- [YOUR OBJECTIVE]
In the entries below, print exactly the lines from the first through the one with "plt.rcParams['axes.unicode_minus'] = False", both included, and none of the pictures.

- [RAW DATA]

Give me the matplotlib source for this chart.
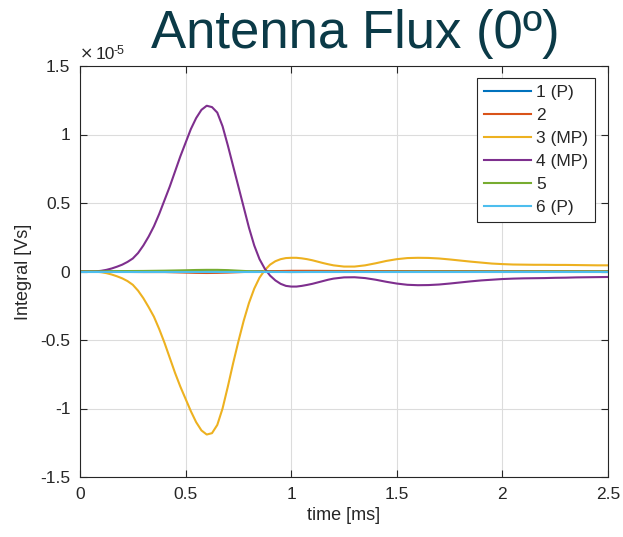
import numpy as np
import matplotlib
matplotlib.use("Agg")
import matplotlib.pyplot as plt
from matplotlib.ticker import FuncFormatter

plt.rcParams['font.family'] = ['Liberation Sans', 'DejaVu Sans']
plt.rcParams['axes.unicode_minus'] = False

# time in ms (fine sampling for the main pulses)
t = [0, 0.025, 0.05, 0.075, 0.1, 0.125, 0.15, 0.175, 0.2, 0.225, 0.25, 0.275,
     0.3, 0.325, 0.35, 0.375, 0.4, 0.425, 0.45, 0.475, 0.5, 0.525, 0.55, 0.575,
     0.6, 0.625, 0.65, 0.675, 0.7, 0.725, 0.75, 0.775, 0.8, 0.825, 0.85, 0.875,
     0.9, 0.925, 0.95, 0.975, 1.0, 1.025, 1.05, 1.075, 1.1, 1.125, 1.15, 1.175,
     1.2, 1.25, 1.3, 1.35, 1.4, 1.45, 1.5, 1.55, 1.6, 1.65, 1.7, 1.75, 1.8,
     1.85, 1.9, 1.95, 2.0, 2.05, 2.1, 2.15, 2.2, 2.25, 2.3, 2.35, 2.4, 2.45, 2.5]

# values in units of 1e-5 Vs
s3 = [0, 0, 0, -0.001, -0.005, -0.012, -0.022, -0.035, -0.05, -0.07, -0.097, -0.14,
      -0.195, -0.26, -0.33, -0.42, -0.52, -0.63, -0.74, -0.84, -0.93, -1.02, -1.10, -1.16,
      -1.19, -1.18, -1.12, -1.0, -0.84, -0.67, -0.51, -0.36, -0.23, -0.125, -0.045, 0.01,
      0.05, 0.075, 0.09, 0.098, 0.10, 0.10, 0.096, 0.09, 0.082, 0.072, 0.062, 0.053,
      0.045, 0.036, 0.036, 0.045, 0.06, 0.077, 0.09, 0.098, 0.10, 0.099, 0.095, 0.088, 0.08,
      0.072, 0.065, 0.058, 0.054, 0.051, 0.05, 0.049, 0.049, 0.048, 0.048, 0.047, 0.046, 0.045, 0.045]
s4 = [0, 0, 0, 0.001, 0.005, 0.012, 0.022, 0.035, 0.05, 0.07, 0.095, 0.135,
      0.19, 0.255, 0.33, 0.42, 0.52, 0.62, 0.73, 0.84, 0.94, 1.04, 1.12, 1.18,
      1.21, 1.20, 1.16, 1.06, 0.92, 0.77, 0.62, 0.47, 0.32, 0.19, 0.09, 0.02,
      -0.03, -0.065, -0.09, -0.105, -0.11, -0.11, -0.105, -0.098, -0.09, -0.08, -0.07, -0.06,
      -0.052, -0.043, -0.042, -0.048, -0.06, -0.075, -0.088, -0.097, -0.10, -0.099, -0.095, -0.088, -0.08,
      -0.072, -0.065, -0.06, -0.055, -0.052, -0.05, -0.049, -0.048, -0.046, -0.045, -0.043, -0.042, -0.041, -0.04]

# small channels, coarser time grid
t_small = [0, 0.1, 0.2, 0.3, 0.4, 0.5, 0.55, 0.6, 0.65, 0.7, 0.8, 0.9, 1.0,
           1.1, 1.2, 1.4, 1.6, 1.8, 2.0, 2.2, 2.5]
s1 = [0, 0, 0, 0, 0.003, 0.002, 0.001, 0, -0.001, -0.002, -0.001, 0.001, 0.002,
      0.001, 0.001, 0, 0, 0, 0, 0, 0]
s2 = [0, -0.001, -0.003, -0.004, -0.004, -0.008, -0.01, -0.011, -0.01, -0.008, -0.002, 0.002, 0.005,
      0.005, 0.004, 0.003, 0.002, 0.002, 0.001, 0.001, 0.001]
s5 = [0, 0.001, 0.003, 0.004, 0.006, 0.009, 0.011, 0.012, 0.012, 0.01, 0.002, -0.002, -0.004,
      -0.003, -0.002, -0.002, -0.001, -0.001, -0.001, 0, 0]
s6 = [0] * len(t_small)

labels = ['1 (P)', '2', '3 (MP)', '4 (MP)', '5', '6 (P)']
colors = ['#0072BD', '#D95319', '#EDB120', '#7E2F8E', '#77AC30', '#4DBEEE']
series = [(t_small, s1), (t_small, s2), (t, s3), (t, s4), (t_small, s5), (t_small, s6)]
scale = 1e-5

fig = plt.figure(figsize=(6.23, 5.37), dpi=100)
ax = fig.add_axes([80/623, 1-477/537, (608-80)/623, (477-66)/537])

for (tt, s), c, lab in zip(series, colors, labels):
    ax.plot(tt, np.array(s) * scale, color=c, lw=1.5, label=lab)

ax.set_xlim(0, 2.5)
ax.set_ylim(-1.5e-5, 1.5e-5)
ax.set_xticks([0, 0.5, 1, 1.5, 2, 2.5])
ax.set_yticks(np.arange(-1.5, 1.51, 0.5) * scale)
ax.xaxis.set_major_formatter(FuncFormatter(lambda v, p: '%g' % v))
ax.yaxis.set_major_formatter(FuncFormatter(lambda v, p: '%g' % round(v / scale, 2)))

ax.grid(True, color='#dcdcdc', lw=0.8)
ax.set_axisbelow(True)
ax.tick_params(direction='in', length=5, top=True, right=True,
               labelsize=12.5, colors='#262626', pad=7)
for sp in ax.spines.values():
    sp.set_color('#262626')
    sp.set_linewidth(0.8)

ax.set_xlabel('time [ms]', fontsize=13, color='#262626', labelpad=4)
ax.set_ylabel('Integral [Vs]', fontsize=13, color='#262626', labelpad=6)

# exponent label, matlab style
fig.text(80/623, 1-59/537, '×', fontsize=11.5, color='#262626', family='DejaVu Sans',
         ha='left', va='baseline')
fig.text(95.5/623, 1-59/537, '10', fontsize=12.5, color='#262626',
         ha='left', va='baseline')
fig.text(114/623, 1-54/537, '-5', fontsize=9, color='#262626',
         ha='left', va='baseline')
fig.text(355/623, 1-34/537, 'Antenna Flux (0º)', fontsize=38, color='#0B3A47',
         ha='center', va='center')

leg = ax.legend(loc='upper right', bbox_to_anchor=(595/623, 1-78/537),
                bbox_transform=fig.transFigure, borderaxespad=0,
                fontsize=12.5, handlelength=2.7, handletextpad=0.3,
                labelspacing=0.45, fancybox=False, framealpha=1,
                edgecolor='#262626', borderpad=0.4)
leg.get_frame().set_linewidth(0.8)
for txt in leg.get_texts():
    txt.set_color('#262626')

fig.savefig('out.png', dpi=100)
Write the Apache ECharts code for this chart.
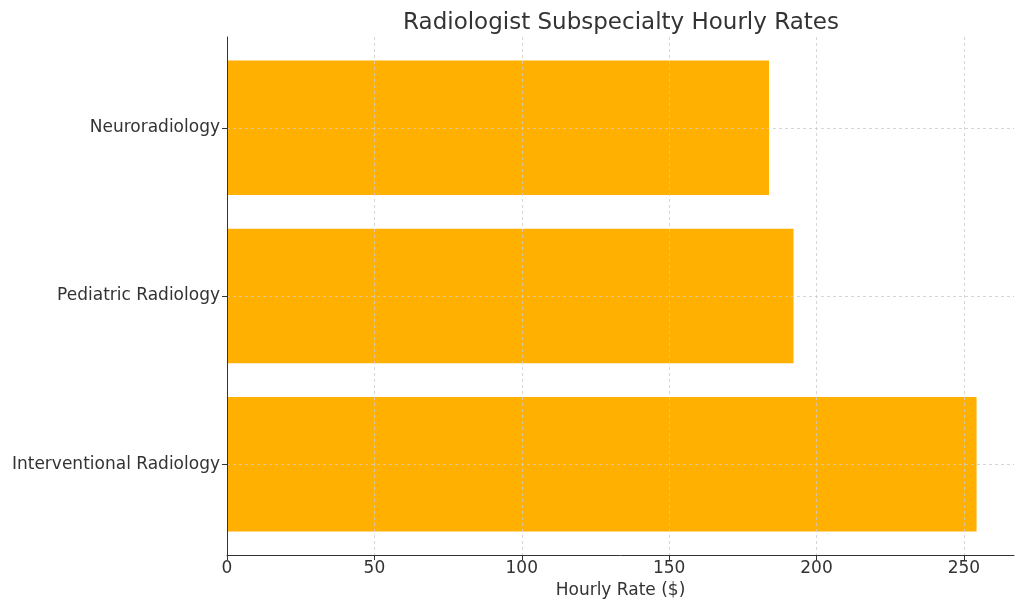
<!DOCTYPE html>
<html>
<head>
<meta charset="utf-8">
<script src="https://cdn.jsdelivr.net/npm/echarts@6/dist/echarts.min.js"></script>
<style>
  html, body { margin: 0; padding: 0; background: #fff; }
  #chart { width: 1024px; height: 611px; }
</style>
</head>
<body>
<div id="chart"></div>
<script>
// bottom to top, as in the picture
const categories = ["Interventional Radiology", "Pediatric Radiology", "Neuroradiology"];
const hourlyRates = [254.3, 192.2, 183.9];
const xTicks = [0, 50, 100, 150, 200, 250];

const myChart = echarts.init(document.getElementById("chart"));
const font = "DejaVu Sans";
const barData = hourlyRates.map((v, i) => [v, i]);
const catIdx = categories.map((c, i) => i);

const option = {
  animation: false,
  title: {
    text: "Radiologist Subspecialty Hourly Rates",
    left: 616,
    top: 7,
    textAlign: "center",
    textStyle: { fontFamily: font, fontSize: 23, fontWeight: "normal", color: "#333" },
  },
  grid: { left: 227, right: 10, top: 37, bottom: 56 },
  xAxis: {
    type: "value",
    min: 0,
    max: 267,
    z: 5,
    name: "Hourly Rate ($)",
    nameLocation: "middle",
    nameGap: 27,
    nameTextStyle: { fontFamily: font, fontSize: 17, color: "#333" },
    axisLine: { show: true, onZero: false, lineStyle: { color: "#333", width: 1 } },
    axisTick: { show: true, length: 5, customValues: xTicks, lineStyle: { color: "#333" } },
    axisLabel: { customValues: xTicks, fontFamily: font, fontSize: 17, color: "#333", margin: 5 },
    splitLine: { show: true, lineStyle: { color: "#ccc", type: [3, 3], width: 0.8 } },
  },
  yAxis: {
    type: "value",
    min: -0.54,
    max: 2.54,
    z: 5,
    axisLine: { show: true, onZero: false, lineStyle: { color: "#333", width: 1 } },
    axisTick: { show: true, length: 5, customValues: catIdx, lineStyle: { color: "#333" } },
    axisLabel: {
      customValues: catIdx,
      formatter: (v) => categories[Math.round(v)],
      fontFamily: font,
      fontSize: 17,
      color: "#333",
      margin: 7,
    },
    splitLine: { show: true, lineStyle: { color: "#ccc", type: [3, 3], width: 0.8 } },
  },
  series: [
    {
      type: "custom",
      data: barData,
      z: 2,
      renderItem: (params, api) => {
        const idx = api.value(1);
        const start = api.coord([0, idx]);
        const end = api.coord([api.value(0), idx]);
        const h = api.size([0, 0.8])[1];
        return {
          type: "rect",
          shape: { x: start[0], y: start[1] - h / 2, width: end[0] - start[0], height: h },
          style: { fill: "#FFB000" },
        };
      },
      encode: { x: 0, y: 1 },
    },
  ],
};
myChart.setOption(option);
</script>
</body>
</html>
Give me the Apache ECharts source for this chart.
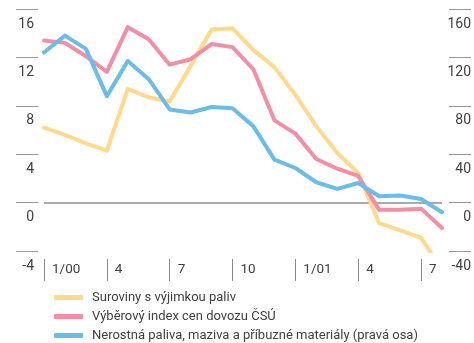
<!DOCTYPE html>
<html>
<head>
<meta charset="utf-8">
<script src="https://cdn.jsdelivr.net/npm/echarts@6/dist/echarts.min.js"></script>
<style>
  html, body { margin: 0; padding: 0; background: #fff; }
  #chart { width: 474px; height: 343px; }
</style>
</head>
<body>
<div id="chart"></div>
<script>
// Months 1/2000 – 8/2001; only every third month gets a label
const months = ['1/00','2','3','4','5','6','7','8','9','10','11','12',
                '1/01','2','3','4','5','6','7','8'];

// Left axis (%)
const suroviny = [6.2, 5.6, 4.9, 4.3, 9.4, 8.7, 8.35, 11.3, 14.3, 14.4,
                  12.6, 11.2, 8.9, 6.3, 4.1, 2.45, -1.7, -2.3, -2.9, -5.6];
const vyberovy = [13.4, 13.2, 12.1, 10.8, 14.5, 13.5, 11.4, 11.85, 13.1, 12.85,
                  11.0, 6.8, 5.7, 3.6, 2.8, 2.2, -0.6, -0.6, -0.5, -2.1];
// Right axis (%)
const nerostna = [124, 138, 127, 88, 117, 102, 77, 74.5, 79, 78,
                  63, 35.5, 28.6, 16.8, 11.3, 16.2, 5.2, 5.8, 3, -8];

// Axis ranges
const leftRange = { min: -4, max: 16, interval: 4 };
const rightRange = { min: -40, max: 160, interval: 40 };

const seriesNames = [
  'Suroviny s výjimkou paliv',
  'Výběrový index cen dovozu ČSÚ',
  'Nerostná paliva, maziva a příbuzné materiály (pravá osa)'
];
const colors = ['#FFD98C', '#F28EA6', '#6CBCE8'];

const font = 'Roboto, "Noto Sans", sans-serif';
const txt = '#404040';
const tickColor = '#9a9a9a';
// axis line is kept (white) so that the detached tick marks get drawn
const whiteLine = { show: true, onZero: false, lineStyle: { color: '#ffffff', width: 1 } };

const chart = echarts.init(document.getElementById('chart'), null, { renderer: 'canvas' });

function lineSeries(name, data, yIdx, color, z) {
  return {
    name, type: 'line', data, yAxisIndex: yIdx,
    symbol: 'none', smooth: false, clip: true, z,
    lineStyle: { color, width: 4, cap: 'round', join: 'round' },
    itemStyle: { color }
  };
}

const s1 = lineSeries(seriesNames[0], suroviny, 0, colors[0], 3);
s1.markLine = {
  silent: true, symbol: 'none', label: { show: false },
  lineStyle: { color: '#aaaaaa', width: 2, type: 'solid' },
  data: [{ yAxis: 0 }],
  z: 1
};

// One single-row legend per series, stacked under the plot
const legendTops = [291, 310, 329];
const legends = seriesNames.map((n, i) => ({
  left: 54, top: legendTops[i], padding: 0,
  itemWidth: 29, itemHeight: 5,
  icon: 'roundRect',
  textStyle: { fontFamily: font, fontSize: 13, color: txt, padding: [0, 0, 0, 4] },
  data: [n]
}));

// Narrow side strips whose split lines form the short tick rules next to the labels
const hiddenX = (gridIndex) => ({
  type: 'value', gridIndex, min: 0, max: 1,
  axisLine: { show: false }, axisTick: { show: false },
  axisLabel: { show: false }, splitLine: { show: false }
});
const ruleY = (gridIndex, range) => ({
  type: 'value', gridIndex, ...range,
  axisLine: { show: false }, axisTick: { show: false }, axisLabel: { show: false },
  splitLine: { show: true, lineStyle: { color: tickColor, width: 1 } }
});

chart.setOption({
  animation: false,
  textStyle: { fontFamily: font },
  grid: [
    { left: 44, right: 32, top: 9, bottom: 92 },
    { left: 16, width: 22, top: 9, bottom: 92 },
    { left: 449, width: 22, top: 9, bottom: 92 }
  ],
  legend: legends,
  xAxis: [
    {
      type: 'category', data: months, boundaryGap: false, gridIndex: 0,
      offset: 8,
      axisLine: whiteLine,
      axisTick: { show: true, length: 22, interval: (i) => i % 3 === 0,
                  lineStyle: { color: '#888', width: 1 } },
      axisLabel: { interval: (i) => i % 3 === 0, align: 'left', verticalAlign: 'middle',
                   margin: 11, padding: [0, 0, 0, 8],
                   fontFamily: font, fontSize: 13.5, color: txt },
      splitLine: { show: false }
    },
    hiddenX(1),
    hiddenX(2)
  ],
  yAxis: [
    {
      type: 'value', ...leftRange, gridIndex: 0, position: 'left', offset: 6,
      axisLine: { show: false }, axisTick: { show: false },
      axisLabel: { margin: 4, verticalAlign: 'top', padding: [8, 0, 0, 0],
                   fontFamily: font, fontSize: 14, color: txt },
      splitLine: { show: false }
    },
    {
      type: 'value', ...rightRange, gridIndex: 0, position: 'right', offset: 7,
      axisLine: { show: false }, axisTick: { show: false },
      axisLabel: { margin: 22, align: 'right', verticalAlign: 'top', padding: [8, 0, 0, 0],
                   fontFamily: font, fontSize: 14, color: txt },
      splitLine: { show: false }
    },
    ruleY(1, leftRange),
    ruleY(2, rightRange)
  ],
  series: [
    s1,
    lineSeries(seriesNames[1], vyberovy, 0, colors[1], 4),
    lineSeries(seriesNames[2], nerostna, 1, colors[2], 5)
  ]
});
</script>
</body>
</html>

- [SOLUTION TO THIS PROBLEM]
Give me the matplotlib source for this chart.
import numpy as np
import matplotlib
matplotlib.use("Agg")
import matplotlib.pyplot as plt
from matplotlib.ticker import FuncFormatter

plt.rcParams['font.family'] = ['Liberation Sans', 'DejaVu Sans']
plt.rcParams['axes.unicode_minus'] = False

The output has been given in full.